I recently attended a friend’s wedding where I recognized someone I went to secondary school with. I’d always thought this person was so pretty, her golden hair and large hazel eyes were something that was uncommon in a school full of dark, raven hair. We were in the same classes and had sat near (or next to?) each other for Chinese lessons and she was always kind and friendly.
So whereas ordinarily I wouldn’t approach and say hi to people I knew from way back when, I thought I’d say hi on this particular occasion. I was caught off guard when her response was polite and cool, when after a minute of saying hi and asking about her, she asked, “You’re.. Vera right?”.
Maybe I caught her off guard? This felt a little alienating. Perhaps my memories of childhood friendships are dimmed as I’m older now, as was hers.

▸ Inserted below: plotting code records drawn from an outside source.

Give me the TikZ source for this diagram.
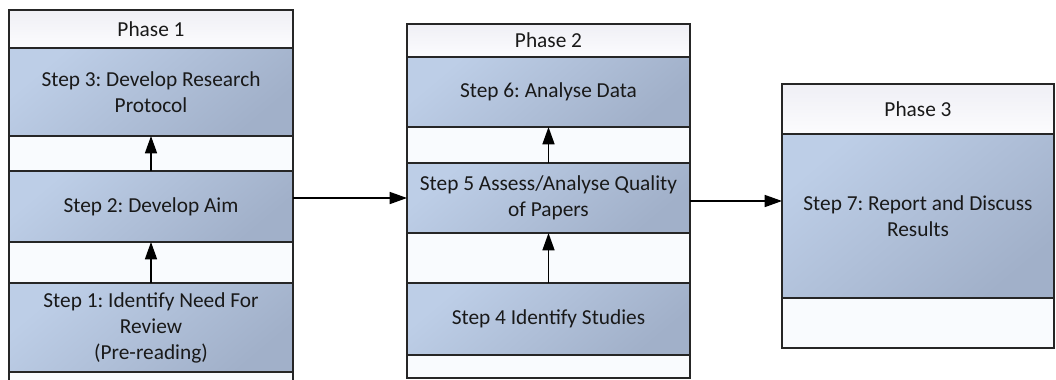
\documentclass[tikz,border=0pt]{standalone}
\usepackage{fontspec}
\setmainfont{Carlito}
\usetikzlibrary{arrows.meta}
\frenchspacing

\definecolor{steplight}{HTML}{BDCEE7}
\definecolor{stepdark}{HTML}{A1B0C9}
\definecolor{headtop}{HTML}{EFEFF5}
\definecolor{headbot}{HTML}{FCFCFE}
\definecolor{gapfill}{HTML}{F9FBFE}

\tikzset{
  dims/.style 2 args={minimum width=#1*0.75pt, minimum height=#2*0.75pt},
  phasecol/.style={draw=black!85, line width=0.9pt, fill=gapfill, inner sep=0pt, outer sep=0pt},
  phasehead/.style={draw=black!85, line width=0.9pt, top color=headtop, bottom color=headbot, inner sep=0pt, outer sep=0pt},
  stepbox/.style={draw=black!85, line width=0.9pt, top color=steplight, bottom color=stepdark, shading angle=40, inner sep=0pt, outer sep=0pt, align=center},
  link/.style={line width=1.2pt, -{Triangle[length=13pt,width=9pt]}}
}

\begin{document}
\begin{tikzpicture}[x=0.75pt, y=-0.75pt, font=\fontsize{16}{19.5}\selectfont, text=black!90]
        \useasboundingbox (0,0) rectangle (1056,379);
        \clip (0,0) rectangle (1056,379);

        % phase 1
        \node[phasecol, dims={284}{376}] (p1) at (151, 198) {};
        \node[phasehead, dims={284}{38}] (h1) at (151, 29) {Phase 1};
        \node[stepbox, dims={284}{88}] (s3) at (151, 92) {Step 3: Develop Research\\Protocol};
        \node[stepbox, dims={284}{71}] (s2) at (151, 206.5) {Step 2: Develop Aim};
        \node[stepbox, dims={284}{89}] (s1) at (151, 327.5) {Step 1: Identify Need For\\Review\\(Pre-reading)};

        % phase 2
        \node[phasecol, dims={283}{354}] (p2) at (548.5, 201) {};
        \node[phasehead, dims={283}{33}] (h2) at (548.5, 40.5) {Phase 2};
        \node[stepbox, dims={283}{70}] (s6) at (548.5, 92) {Step 6: Analyse Data};
        \node[stepbox, dims={283}{70}] (s5) at (548.5, 198) {Step 5 Assess/Analyse Quality\\of Papers};
        \node[stepbox, dims={283}{72}] (s4) at (548.5, 319) {Step 4 Identify Studies};

        % phase 3
        \node[phasecol, dims={272}{264}] (p3) at (918, 216) {};
        \node[phasehead, dims={272}{50}] (h3) at (918, 109) {Phase 3};
        \node[stepbox, dims={272}{164}] (s7) at (918, 216) {Step 7: Report and Discuss\\Results};

        \draw[link] (s1) -- (s2);
        \draw[link] (s2) -- (s3);
        \draw[link] (s4) -- (s5);
        \draw[link] (s5) -- (s6);

        \draw[link] (p1.east) -- (p1.east -| p2.west);
        \draw[link] (p2.east) -- (p2.east -| p3.west);

    \end{tikzpicture}
\end{document}
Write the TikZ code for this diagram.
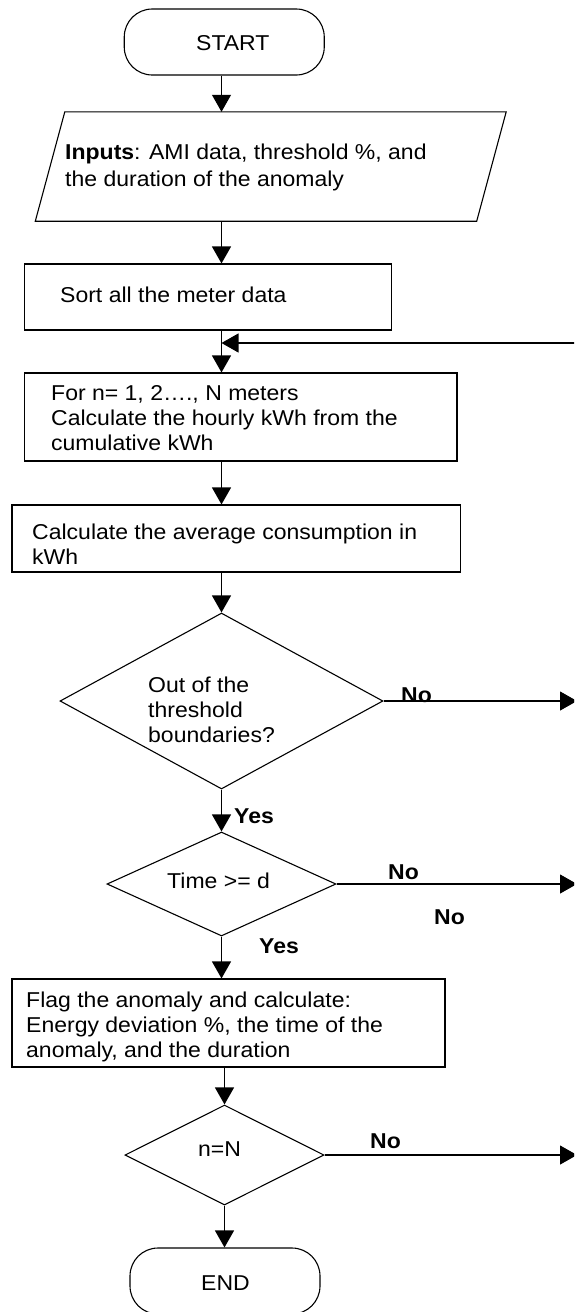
\documentclass[tikz,border=0pt]{standalone}
\usepackage{fontspec}
\setmainfont{Liberation Sans}[FakeStretch=1.07]
\usetikzlibrary{arrows.meta,shapes.geometric}
\begin{document}
\begin{tikzpicture}[x=1pt,y=-1pt,
  every node/.style={inner sep=0pt, font=\fontsize{21.5}{25}\selectfont},
  line/.style={draw=black, line width=1.1pt},
  box/.style={line, rectangle},
  term/.style={line, rectangle, rounded corners=28pt},
  dec/.style={line, diamond},
  arr/.style={line, -{Triangle[width=19pt,length=17pt]}},
  txt/.style={anchor=base west, align=left},
  lbl/.style={anchor=base west, font=\fontsize{21.5}{25}\selectfont\bfseries}]
\useasboundingbox (0,0) rectangle (574,1312);
\fill[white] (0,0) rectangle (574,1312);
\clip (0,0) rectangle (574,1312);
\coordinate (ax) at (221.5,0);
\coordinate (rx) at (577,0);

% shapes (multi-line texts are placed by the baseline of their last line)
\node[term, minimum width=200pt, minimum height=66pt] (start) at (224.25,42) {};
\node[txt] (startT) at (196,50.5) {START};

\node[minimum width=470.5pt, minimum height=109pt] (inp) at (270.75,166.5) {};
\draw[line] ([xshift=29.5pt]inp.north west) -- (inp.north east) -- ([xshift=-29.5pt]inp.south east) -- (inp.south west) -- cycle;
\node[txt, font=\fontsize{21.5}{27.5}\selectfont] (inpT) at (65,186.5) {\textbf{Inputs}: AMI data, threshold \%, and\\the duration of the anomaly};

\node[box, minimum width=367pt, minimum height=66pt] (sort) at (208,297) {};
\node[txt] (sortT) at (60,302) {Sort all the meter data};

\node[box, minimum width=432.5pt, minimum height=88pt] (for) at (240.75,417) {};
\node[txt] (forT) at (51,450) {For n= 1, 2…., N meters\\Calculate the hourly kWh from the\\cumulative kWh};

\node[box, minimum width=448.5pt, minimum height=67pt] (calc) at (236.25,538.5) {};
\node[txt] (calcT) at (32,564) {Calculate the average consumption in\\kWh};

\node[dec, minimum width=323pt, minimum height=176pt] (d1) at (221.5,701) {};
\node[txt] (d1T) at (148,742) {Out of the\\threshold\\boundaries?};

\node[dec, minimum width=229pt, minimum height=104pt] (d2) at (221.5,884) {};
\node[txt] (d2T) at (167,888) {Time >= d};

\node[box, minimum width=433pt, minimum height=88pt] (flag) at (228.5,1023) {};
\node[txt] (flagT) at (26,1057) {Flag the anomaly and calculate:\\Energy deviation \%, the time of the\\anomaly, and the duration};

\node[dec, minimum width=199pt, minimum height=100pt] (d3) at (224.5,1155) {};
\node[txt] (d3T) at (198,1156) {n=N};

\node[term, minimum width=190pt, minimum height=66pt] (end) at (225,1281) {};
\node[txt] (endT) at (201,1290) {END};

% connectors
\draw[arr] (start.south -| ax) -- (inp.north -| ax);
\draw[arr] (inp.south -| ax) -- (sort.north -| ax);
\draw[arr] (sort.south -| ax) -- (for.north -| ax);
\coordinate (j) at (221.5,343);
\coordinate (loopR) at (580,343);
\draw[arr] (loopR) -- (j);
\draw[arr] (for.south -| ax) -- (calc.north -| ax);
\draw[arr] (calc.south -| ax) -- (d1.north);
\draw[arr] (d1.south) -- (d2.north);
\draw[arr] (d2.south) -- (flag.north -| ax);
\draw[arr] (flag.south -| d3.north) -- (d3.north);
\draw[arr] (d3.south) -- (end.north -| d3.south);
\draw[arr] (d1.east) -- (d1.east -| rx);
\draw[arr] (d2.east) -- (d2.east -| rx);
\draw[arr] (d3.east) -- (d3.east -| rx);

% labels
\node[lbl] (no1) at (401,702) {No};
\node[lbl] (yes1) at (234,823) {Yes};
\node[lbl] (no2) at (388,879) {No};
\node[lbl] (no2b) at (434,924) {No};
\node[lbl] (yes2) at (259,953) {Yes};
\node[lbl] (no3) at (370,1148) {No};
\end{tikzpicture}
\end{document}
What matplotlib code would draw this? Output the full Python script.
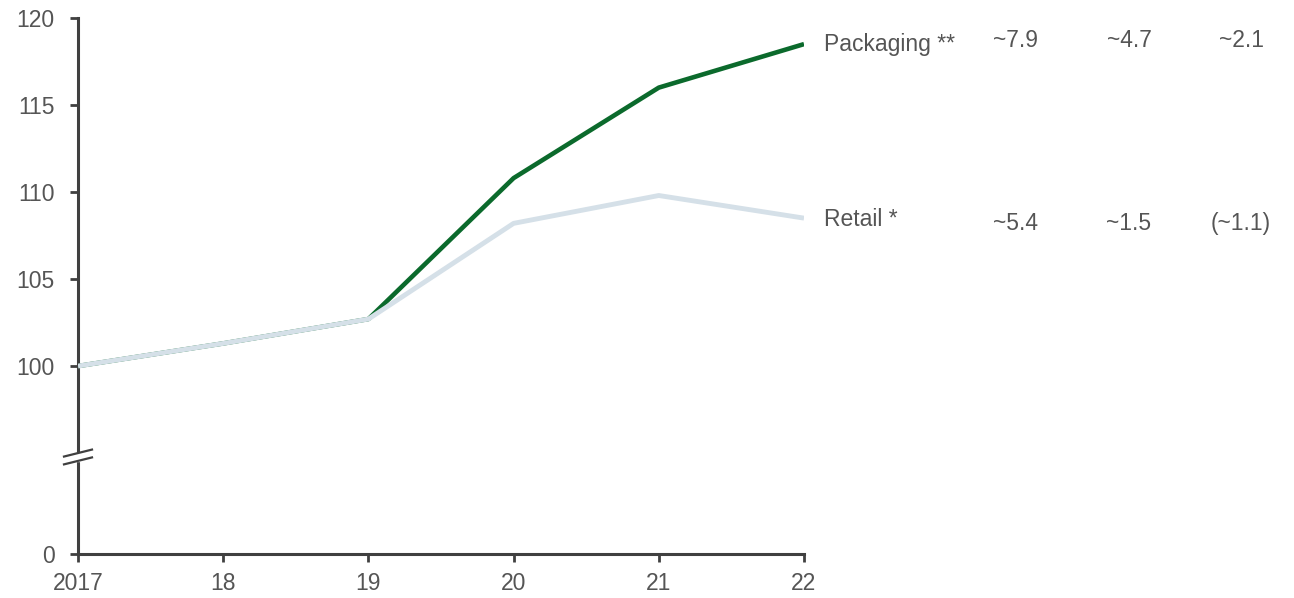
import matplotlib
matplotlib.use("Agg")
import matplotlib.pyplot as plt
import matplotlib.transforms as mtransforms

plt.rcParams['font.family'] = ['Liberation Sans', 'DejaVu Sans']

years = [2017, 2018, 2019, 2020, 2021, 2022]
year_labels = ["2017", "18", "19", "20", "21", "22"]
packaging = [100.0, 101.3, 102.7, 110.8, 116.0, 118.5]
retail = [100.0, 101.3, 102.7, 108.2, 109.8, 108.5]
series_labels = ["Packaging **", "Retail *"]
col_packaging = ["~7.9", "~4.7", "~2.1"]
col_retail = ["~5.4", "~1.5", "(~1.1)"]
ytick_values = [0, 100, 105, 110, 115, 120]

ZERO_POS = 89.2  # display position of the broken-axis zero
def ymap(v):
    return ZERO_POS if v == 0 else v

GREEN = "#0b6a2c"
LIGHT = "#d5e0e8"
AXC = "#404040"
TXT = "#555555"
FS = 16.5

fig = plt.figure(figsize=(12.94, 5.98), dpi=100)
ax = fig.add_axes([78/1294, 1-554/598, (804-78)/1294, (554-18)/598])

ax.plot(years, packaging, color=GREEN, lw=3.3, solid_capstyle='butt', zorder=3)
ax.plot(years, retail, color=LIGHT, lw=3.5, solid_capstyle='butt', zorder=4)

ax.set_xlim(2017, 2022)
ax.set_ylim(ZERO_POS, 120)
ax.set_xticks(years)
ax.set_xticklabels(year_labels)
ax.set_yticks([ymap(v) for v in ytick_values])
ax.set_yticklabels([str(v) for v in ytick_values])

for s in ['top', 'right']:
    ax.spines[s].set_visible(False)
for s in ['left', 'bottom']:
    ax.spines[s].set_color(AXC)
    ax.spines[s].set_linewidth(2.2)
ax.tick_params(axis='both', colors=AXC, width=2, length=6, labelsize=FS, labelcolor=TXT)
ax.tick_params(axis='x', pad=7)
ax.tick_params(axis='y', pad=11)

# axis break marks
tr = mtransforms.blended_transform_factory(ax.transAxes, ax.transData)
dx = 14/726
ax.fill_between([-0.01, 0.01], [94.55, 94.55], [95.0, 95.0], color='white',
                transform=tr, clip_on=False, zorder=5)
for yc in (94.55, 95.0):
    ax.plot([-dx, dx], [yc - 0.2, yc + 0.2], color=AXC, lw=1.6,
            transform=tr, clip_on=False, zorder=6)

# right-side labels
trf = mtransforms.blended_transform_factory(fig.transFigure, ax.transData)
ax.text(824/1294, packaging[-1], series_labels[0], transform=trf, ha='left', va='center',
        fontsize=FS, color=TXT)
ax.text(824/1294, retail[-1] - 0.1, series_labels[1], transform=trf, ha='left', va='center',
        fontsize=FS, color=TXT)
col_x = [1016, 1129, 1241]
for xc, t in zip(col_x, col_packaging):
    ax.text(xc/1294, packaging[-1] + 0.2, t, transform=trf, ha='center', va='center',
            fontsize=FS, color=TXT)
for xc, t in zip(col_x, col_retail):
    ax.text(xc/1294, retail[-1] - 0.3, t, transform=trf, ha='center', va='center',
            fontsize=FS, color=TXT)

fig.savefig("out.png", dpi=100)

Another friendship I remember in Primary school was one with the very first girl my parents identified as my “Forever Friend”.
We were close because of proximity – her house was close to where my parents’ business was. And for the first two or three years in CHIJ we hung out at her house after school, bought candies and played.
In Primary 3 or 4 she approached me in class and told me she wasn’t going to be my best friend anymore. I took the news coolly, because I really didn’t know what to expect or what a difference that makes.
Although as I sat back down in my seat and saw her walk back to her new cooler clique of girl friends, I guess I might have been a little hurt when I realized she didn’t think I was cool enough.
There were many more best friends to be had after that though, and although only one of them has stuck around long enough to be a “Forever Friend”, they have all contributed to fond memories from each chapter of my life and I hope I was a good friend.